---------- DATA LISTING ----------
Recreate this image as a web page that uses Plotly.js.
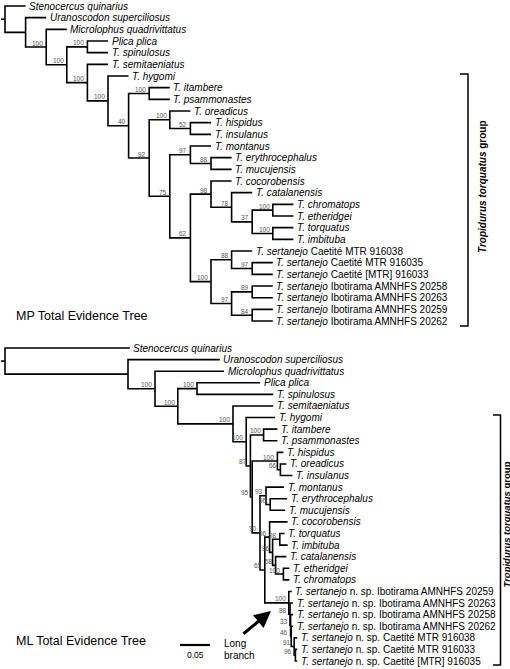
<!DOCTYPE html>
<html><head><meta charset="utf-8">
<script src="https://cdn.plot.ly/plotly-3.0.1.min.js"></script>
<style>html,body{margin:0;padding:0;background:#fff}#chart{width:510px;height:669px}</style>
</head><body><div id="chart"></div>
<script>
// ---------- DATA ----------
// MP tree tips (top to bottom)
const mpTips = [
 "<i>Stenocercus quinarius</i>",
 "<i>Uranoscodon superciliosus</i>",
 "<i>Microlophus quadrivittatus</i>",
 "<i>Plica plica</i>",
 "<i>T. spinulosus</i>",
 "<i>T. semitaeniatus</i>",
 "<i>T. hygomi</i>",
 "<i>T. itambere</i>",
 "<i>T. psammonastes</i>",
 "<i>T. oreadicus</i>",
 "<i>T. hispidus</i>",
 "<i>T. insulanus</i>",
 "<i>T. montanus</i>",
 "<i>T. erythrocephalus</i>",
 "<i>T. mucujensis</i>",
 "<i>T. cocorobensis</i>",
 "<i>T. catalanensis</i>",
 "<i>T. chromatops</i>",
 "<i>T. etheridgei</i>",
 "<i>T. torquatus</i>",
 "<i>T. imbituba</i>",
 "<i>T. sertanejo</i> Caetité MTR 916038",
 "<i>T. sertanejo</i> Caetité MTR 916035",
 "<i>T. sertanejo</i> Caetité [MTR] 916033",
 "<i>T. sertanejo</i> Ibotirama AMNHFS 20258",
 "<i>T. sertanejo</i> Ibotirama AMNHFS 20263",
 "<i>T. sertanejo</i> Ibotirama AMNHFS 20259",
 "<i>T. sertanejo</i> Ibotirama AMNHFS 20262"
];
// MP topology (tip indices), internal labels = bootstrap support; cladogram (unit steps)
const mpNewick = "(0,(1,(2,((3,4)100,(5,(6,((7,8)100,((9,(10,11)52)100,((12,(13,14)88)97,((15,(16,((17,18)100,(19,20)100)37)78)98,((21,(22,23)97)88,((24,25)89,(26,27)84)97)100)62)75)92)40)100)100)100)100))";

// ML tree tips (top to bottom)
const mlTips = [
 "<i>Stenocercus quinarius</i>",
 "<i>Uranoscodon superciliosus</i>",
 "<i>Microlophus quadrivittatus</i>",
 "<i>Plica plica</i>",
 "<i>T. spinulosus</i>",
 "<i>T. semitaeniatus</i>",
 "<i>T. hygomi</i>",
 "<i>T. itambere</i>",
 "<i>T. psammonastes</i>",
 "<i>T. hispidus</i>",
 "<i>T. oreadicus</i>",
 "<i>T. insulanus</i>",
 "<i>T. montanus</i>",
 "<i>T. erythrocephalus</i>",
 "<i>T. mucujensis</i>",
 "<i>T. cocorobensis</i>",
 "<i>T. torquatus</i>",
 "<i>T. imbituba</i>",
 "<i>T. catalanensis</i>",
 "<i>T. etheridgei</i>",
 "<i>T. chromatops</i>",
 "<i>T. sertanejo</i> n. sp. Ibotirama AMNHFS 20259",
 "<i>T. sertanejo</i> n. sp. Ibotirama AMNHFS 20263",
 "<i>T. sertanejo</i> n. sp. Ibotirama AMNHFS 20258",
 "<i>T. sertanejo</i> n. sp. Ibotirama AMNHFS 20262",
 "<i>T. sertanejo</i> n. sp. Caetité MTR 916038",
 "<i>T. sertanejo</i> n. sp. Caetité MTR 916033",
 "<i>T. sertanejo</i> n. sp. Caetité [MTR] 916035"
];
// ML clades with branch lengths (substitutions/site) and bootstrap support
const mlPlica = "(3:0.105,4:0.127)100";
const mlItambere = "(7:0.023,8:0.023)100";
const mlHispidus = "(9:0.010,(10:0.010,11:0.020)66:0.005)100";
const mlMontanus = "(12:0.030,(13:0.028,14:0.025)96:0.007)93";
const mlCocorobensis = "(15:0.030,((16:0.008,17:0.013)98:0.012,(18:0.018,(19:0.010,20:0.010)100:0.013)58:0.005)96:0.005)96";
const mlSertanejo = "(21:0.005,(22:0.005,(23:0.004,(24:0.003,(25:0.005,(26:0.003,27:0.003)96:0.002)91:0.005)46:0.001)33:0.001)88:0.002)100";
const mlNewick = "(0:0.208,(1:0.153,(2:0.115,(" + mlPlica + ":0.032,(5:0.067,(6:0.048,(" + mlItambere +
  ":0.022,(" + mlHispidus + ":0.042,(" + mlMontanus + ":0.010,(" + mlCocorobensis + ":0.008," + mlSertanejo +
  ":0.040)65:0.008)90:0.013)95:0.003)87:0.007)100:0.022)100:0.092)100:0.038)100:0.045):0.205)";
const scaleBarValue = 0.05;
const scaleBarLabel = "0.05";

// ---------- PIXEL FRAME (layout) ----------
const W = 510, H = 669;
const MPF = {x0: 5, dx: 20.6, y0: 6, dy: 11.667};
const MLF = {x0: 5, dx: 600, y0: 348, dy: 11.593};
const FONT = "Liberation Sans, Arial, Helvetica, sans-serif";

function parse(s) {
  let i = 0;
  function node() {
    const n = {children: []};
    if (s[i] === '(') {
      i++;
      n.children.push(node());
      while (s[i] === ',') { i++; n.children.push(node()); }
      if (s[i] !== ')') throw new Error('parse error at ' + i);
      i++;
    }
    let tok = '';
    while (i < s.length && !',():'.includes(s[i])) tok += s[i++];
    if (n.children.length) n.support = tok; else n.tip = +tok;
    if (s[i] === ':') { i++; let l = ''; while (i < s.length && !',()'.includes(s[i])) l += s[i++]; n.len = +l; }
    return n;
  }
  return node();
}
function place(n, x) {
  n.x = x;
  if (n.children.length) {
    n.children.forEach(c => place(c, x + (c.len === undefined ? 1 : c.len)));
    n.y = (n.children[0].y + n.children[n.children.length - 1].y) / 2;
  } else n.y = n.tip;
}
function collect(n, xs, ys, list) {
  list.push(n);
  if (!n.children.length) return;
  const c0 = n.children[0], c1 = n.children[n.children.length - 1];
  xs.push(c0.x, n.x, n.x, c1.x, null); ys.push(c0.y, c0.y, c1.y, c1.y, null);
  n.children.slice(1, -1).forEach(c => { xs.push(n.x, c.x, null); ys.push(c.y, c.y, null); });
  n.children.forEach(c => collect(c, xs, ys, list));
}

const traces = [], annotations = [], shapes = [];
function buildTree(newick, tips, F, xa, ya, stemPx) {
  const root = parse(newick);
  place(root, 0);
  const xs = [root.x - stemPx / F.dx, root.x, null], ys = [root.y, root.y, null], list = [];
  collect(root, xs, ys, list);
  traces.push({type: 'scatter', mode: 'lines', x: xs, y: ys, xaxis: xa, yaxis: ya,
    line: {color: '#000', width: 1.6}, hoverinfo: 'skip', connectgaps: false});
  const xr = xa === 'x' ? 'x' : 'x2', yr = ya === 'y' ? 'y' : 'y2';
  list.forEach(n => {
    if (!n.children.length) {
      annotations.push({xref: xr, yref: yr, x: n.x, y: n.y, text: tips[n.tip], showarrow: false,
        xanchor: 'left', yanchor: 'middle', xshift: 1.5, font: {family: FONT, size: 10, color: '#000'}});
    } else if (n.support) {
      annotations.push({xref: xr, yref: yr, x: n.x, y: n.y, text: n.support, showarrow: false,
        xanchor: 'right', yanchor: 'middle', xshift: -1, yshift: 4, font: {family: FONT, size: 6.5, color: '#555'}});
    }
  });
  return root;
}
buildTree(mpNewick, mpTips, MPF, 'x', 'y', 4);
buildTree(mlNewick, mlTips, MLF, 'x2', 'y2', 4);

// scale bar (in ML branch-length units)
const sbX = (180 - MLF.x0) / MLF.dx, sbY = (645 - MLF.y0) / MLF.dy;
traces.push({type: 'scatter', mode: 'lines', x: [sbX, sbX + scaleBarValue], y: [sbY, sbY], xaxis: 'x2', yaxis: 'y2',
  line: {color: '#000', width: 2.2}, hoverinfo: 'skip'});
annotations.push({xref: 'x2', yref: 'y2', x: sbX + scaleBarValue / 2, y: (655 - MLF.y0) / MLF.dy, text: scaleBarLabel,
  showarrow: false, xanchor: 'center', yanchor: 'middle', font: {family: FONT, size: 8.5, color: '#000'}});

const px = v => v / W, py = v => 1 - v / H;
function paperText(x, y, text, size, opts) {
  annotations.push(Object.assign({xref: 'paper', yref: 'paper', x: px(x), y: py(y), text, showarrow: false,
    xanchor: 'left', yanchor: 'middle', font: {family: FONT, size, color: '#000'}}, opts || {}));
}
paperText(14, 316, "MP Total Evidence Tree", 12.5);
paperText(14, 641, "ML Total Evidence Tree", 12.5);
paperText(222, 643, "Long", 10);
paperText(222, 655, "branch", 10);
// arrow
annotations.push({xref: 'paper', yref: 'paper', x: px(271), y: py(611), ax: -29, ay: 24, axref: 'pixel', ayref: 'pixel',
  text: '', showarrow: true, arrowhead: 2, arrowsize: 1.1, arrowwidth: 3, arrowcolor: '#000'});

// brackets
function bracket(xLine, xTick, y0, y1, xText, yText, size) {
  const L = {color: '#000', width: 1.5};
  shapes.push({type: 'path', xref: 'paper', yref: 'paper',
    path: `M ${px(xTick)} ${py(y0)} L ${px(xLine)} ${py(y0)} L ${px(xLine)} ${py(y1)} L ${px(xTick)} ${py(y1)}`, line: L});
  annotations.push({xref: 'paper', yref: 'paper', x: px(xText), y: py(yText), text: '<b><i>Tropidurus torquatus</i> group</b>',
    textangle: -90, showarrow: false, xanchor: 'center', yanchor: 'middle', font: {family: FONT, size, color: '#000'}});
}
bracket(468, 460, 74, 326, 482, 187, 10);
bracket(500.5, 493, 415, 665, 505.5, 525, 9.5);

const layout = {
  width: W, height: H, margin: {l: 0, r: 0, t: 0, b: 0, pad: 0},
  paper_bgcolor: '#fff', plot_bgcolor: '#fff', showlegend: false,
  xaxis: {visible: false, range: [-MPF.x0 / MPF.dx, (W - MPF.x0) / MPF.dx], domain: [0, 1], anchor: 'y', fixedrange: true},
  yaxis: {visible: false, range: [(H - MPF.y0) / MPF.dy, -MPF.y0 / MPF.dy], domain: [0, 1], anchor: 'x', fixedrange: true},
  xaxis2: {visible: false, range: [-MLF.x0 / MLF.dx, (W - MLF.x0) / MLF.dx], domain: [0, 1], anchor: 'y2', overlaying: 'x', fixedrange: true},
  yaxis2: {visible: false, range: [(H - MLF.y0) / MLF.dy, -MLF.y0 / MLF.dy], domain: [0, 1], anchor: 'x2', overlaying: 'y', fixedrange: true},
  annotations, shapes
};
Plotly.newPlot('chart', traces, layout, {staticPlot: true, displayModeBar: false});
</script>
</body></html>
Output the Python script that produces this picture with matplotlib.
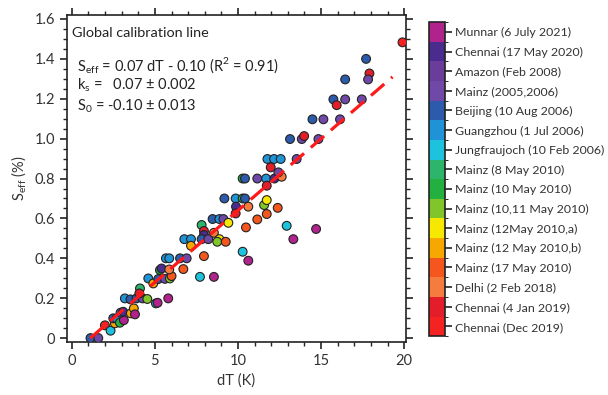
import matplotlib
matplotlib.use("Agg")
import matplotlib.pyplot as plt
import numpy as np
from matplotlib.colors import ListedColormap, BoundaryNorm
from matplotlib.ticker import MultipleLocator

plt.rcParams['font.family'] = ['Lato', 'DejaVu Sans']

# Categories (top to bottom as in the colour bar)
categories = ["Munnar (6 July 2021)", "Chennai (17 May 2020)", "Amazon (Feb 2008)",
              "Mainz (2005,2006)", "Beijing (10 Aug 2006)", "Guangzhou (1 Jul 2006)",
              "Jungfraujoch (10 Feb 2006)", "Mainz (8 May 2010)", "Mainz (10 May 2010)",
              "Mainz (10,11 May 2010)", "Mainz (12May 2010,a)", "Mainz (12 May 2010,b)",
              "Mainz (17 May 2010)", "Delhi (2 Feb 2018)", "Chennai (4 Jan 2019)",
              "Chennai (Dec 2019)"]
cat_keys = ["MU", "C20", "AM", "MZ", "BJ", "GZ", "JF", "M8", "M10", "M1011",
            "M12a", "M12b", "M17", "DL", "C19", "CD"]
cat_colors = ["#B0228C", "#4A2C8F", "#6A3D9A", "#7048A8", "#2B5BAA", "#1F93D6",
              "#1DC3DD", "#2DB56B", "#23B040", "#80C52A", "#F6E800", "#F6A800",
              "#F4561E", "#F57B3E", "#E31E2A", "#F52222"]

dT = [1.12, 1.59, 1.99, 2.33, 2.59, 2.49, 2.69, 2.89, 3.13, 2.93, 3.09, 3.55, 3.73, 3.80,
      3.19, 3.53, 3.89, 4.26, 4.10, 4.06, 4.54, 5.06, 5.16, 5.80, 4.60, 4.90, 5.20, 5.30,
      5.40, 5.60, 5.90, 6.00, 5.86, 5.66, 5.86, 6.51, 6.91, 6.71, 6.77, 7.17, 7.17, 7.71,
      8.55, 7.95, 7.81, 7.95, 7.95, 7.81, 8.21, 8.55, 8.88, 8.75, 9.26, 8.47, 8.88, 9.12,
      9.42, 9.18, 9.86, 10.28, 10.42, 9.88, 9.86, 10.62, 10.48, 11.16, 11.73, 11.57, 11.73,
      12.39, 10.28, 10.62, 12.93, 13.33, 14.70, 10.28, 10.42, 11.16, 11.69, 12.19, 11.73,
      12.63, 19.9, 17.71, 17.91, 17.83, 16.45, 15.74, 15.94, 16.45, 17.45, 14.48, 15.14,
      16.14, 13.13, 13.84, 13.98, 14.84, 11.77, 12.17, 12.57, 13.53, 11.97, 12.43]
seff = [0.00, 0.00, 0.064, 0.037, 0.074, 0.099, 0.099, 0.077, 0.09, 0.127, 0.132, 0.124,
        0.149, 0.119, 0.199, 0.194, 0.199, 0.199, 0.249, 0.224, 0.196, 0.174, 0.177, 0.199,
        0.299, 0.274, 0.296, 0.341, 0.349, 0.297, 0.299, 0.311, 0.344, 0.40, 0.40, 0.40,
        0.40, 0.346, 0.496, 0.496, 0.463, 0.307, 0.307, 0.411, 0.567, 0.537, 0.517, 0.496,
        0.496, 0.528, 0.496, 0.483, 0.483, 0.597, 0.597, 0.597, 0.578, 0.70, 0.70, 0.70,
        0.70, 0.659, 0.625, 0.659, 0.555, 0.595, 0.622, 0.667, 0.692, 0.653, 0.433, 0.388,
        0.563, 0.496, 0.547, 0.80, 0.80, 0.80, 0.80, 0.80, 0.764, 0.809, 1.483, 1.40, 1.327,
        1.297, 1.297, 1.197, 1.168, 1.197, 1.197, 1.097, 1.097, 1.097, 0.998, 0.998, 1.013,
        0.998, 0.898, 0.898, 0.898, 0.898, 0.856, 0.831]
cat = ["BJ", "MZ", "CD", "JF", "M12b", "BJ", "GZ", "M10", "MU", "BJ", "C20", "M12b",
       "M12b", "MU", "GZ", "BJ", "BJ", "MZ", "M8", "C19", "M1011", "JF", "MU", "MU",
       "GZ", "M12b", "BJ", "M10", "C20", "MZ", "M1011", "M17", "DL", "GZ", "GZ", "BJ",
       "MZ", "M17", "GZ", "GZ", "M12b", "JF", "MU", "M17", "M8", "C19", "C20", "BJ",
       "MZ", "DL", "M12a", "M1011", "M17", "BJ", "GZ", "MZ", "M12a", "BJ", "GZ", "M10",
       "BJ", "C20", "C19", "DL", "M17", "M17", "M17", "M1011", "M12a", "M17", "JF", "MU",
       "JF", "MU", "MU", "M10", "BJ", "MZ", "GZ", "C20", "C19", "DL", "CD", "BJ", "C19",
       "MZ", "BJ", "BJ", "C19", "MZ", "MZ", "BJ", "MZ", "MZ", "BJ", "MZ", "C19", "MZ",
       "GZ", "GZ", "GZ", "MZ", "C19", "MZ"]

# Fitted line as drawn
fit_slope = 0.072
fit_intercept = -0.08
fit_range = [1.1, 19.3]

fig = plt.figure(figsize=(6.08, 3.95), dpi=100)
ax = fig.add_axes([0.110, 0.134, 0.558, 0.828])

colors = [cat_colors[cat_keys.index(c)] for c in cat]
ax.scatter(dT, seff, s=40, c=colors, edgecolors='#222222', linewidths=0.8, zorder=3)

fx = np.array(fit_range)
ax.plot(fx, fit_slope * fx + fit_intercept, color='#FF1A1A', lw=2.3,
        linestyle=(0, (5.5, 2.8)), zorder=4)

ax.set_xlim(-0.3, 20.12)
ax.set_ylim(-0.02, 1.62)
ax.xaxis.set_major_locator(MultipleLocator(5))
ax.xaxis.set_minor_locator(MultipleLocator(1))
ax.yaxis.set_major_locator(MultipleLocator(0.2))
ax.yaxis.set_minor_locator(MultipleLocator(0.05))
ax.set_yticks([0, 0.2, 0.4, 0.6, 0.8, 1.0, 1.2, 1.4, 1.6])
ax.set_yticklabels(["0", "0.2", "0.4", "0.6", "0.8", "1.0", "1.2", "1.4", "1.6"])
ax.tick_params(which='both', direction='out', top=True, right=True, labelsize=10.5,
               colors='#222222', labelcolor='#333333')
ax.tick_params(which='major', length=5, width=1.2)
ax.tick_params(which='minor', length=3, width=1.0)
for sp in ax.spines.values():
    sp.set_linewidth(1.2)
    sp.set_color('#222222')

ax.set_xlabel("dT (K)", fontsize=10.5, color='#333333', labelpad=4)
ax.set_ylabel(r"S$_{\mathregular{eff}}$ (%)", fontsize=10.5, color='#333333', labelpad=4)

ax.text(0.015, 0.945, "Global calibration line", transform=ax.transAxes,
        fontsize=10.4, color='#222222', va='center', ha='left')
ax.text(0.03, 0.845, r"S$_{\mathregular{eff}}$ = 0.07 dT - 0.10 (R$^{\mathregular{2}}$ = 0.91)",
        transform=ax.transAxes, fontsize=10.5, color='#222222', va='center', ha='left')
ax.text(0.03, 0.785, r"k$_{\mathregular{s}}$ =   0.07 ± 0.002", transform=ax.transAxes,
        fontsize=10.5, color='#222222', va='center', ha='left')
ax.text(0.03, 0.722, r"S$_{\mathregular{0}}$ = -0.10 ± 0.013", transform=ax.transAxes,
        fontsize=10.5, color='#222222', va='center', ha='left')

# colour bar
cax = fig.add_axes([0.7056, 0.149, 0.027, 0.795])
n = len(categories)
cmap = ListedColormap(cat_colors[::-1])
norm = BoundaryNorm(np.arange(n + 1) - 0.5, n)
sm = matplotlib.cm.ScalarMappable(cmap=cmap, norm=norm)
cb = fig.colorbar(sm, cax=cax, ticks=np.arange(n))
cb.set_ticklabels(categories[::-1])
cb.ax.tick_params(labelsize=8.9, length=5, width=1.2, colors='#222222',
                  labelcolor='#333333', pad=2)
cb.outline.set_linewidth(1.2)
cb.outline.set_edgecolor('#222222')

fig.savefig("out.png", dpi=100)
----------
▸ **PROBLEM DESCRIPTION**:
Skip all pictures. Retype exactly the span whose first line is the one with "Output the Python" and whose last line is the one with "plt.rcParams['font.family'] = ['Lato', 'DejaVu".

▸ **EXERCISE ANSWER**:
Output the Python script that produces this picture with matplotlib.
import matplotlib
matplotlib.use("Agg")
import matplotlib.pyplot as plt
import numpy as np
from matplotlib.colors import ListedColormap, BoundaryNorm
from matplotlib.ticker import MultipleLocator

plt.rcParams['font.family'] = ['Lato', 'DejaVu Sans']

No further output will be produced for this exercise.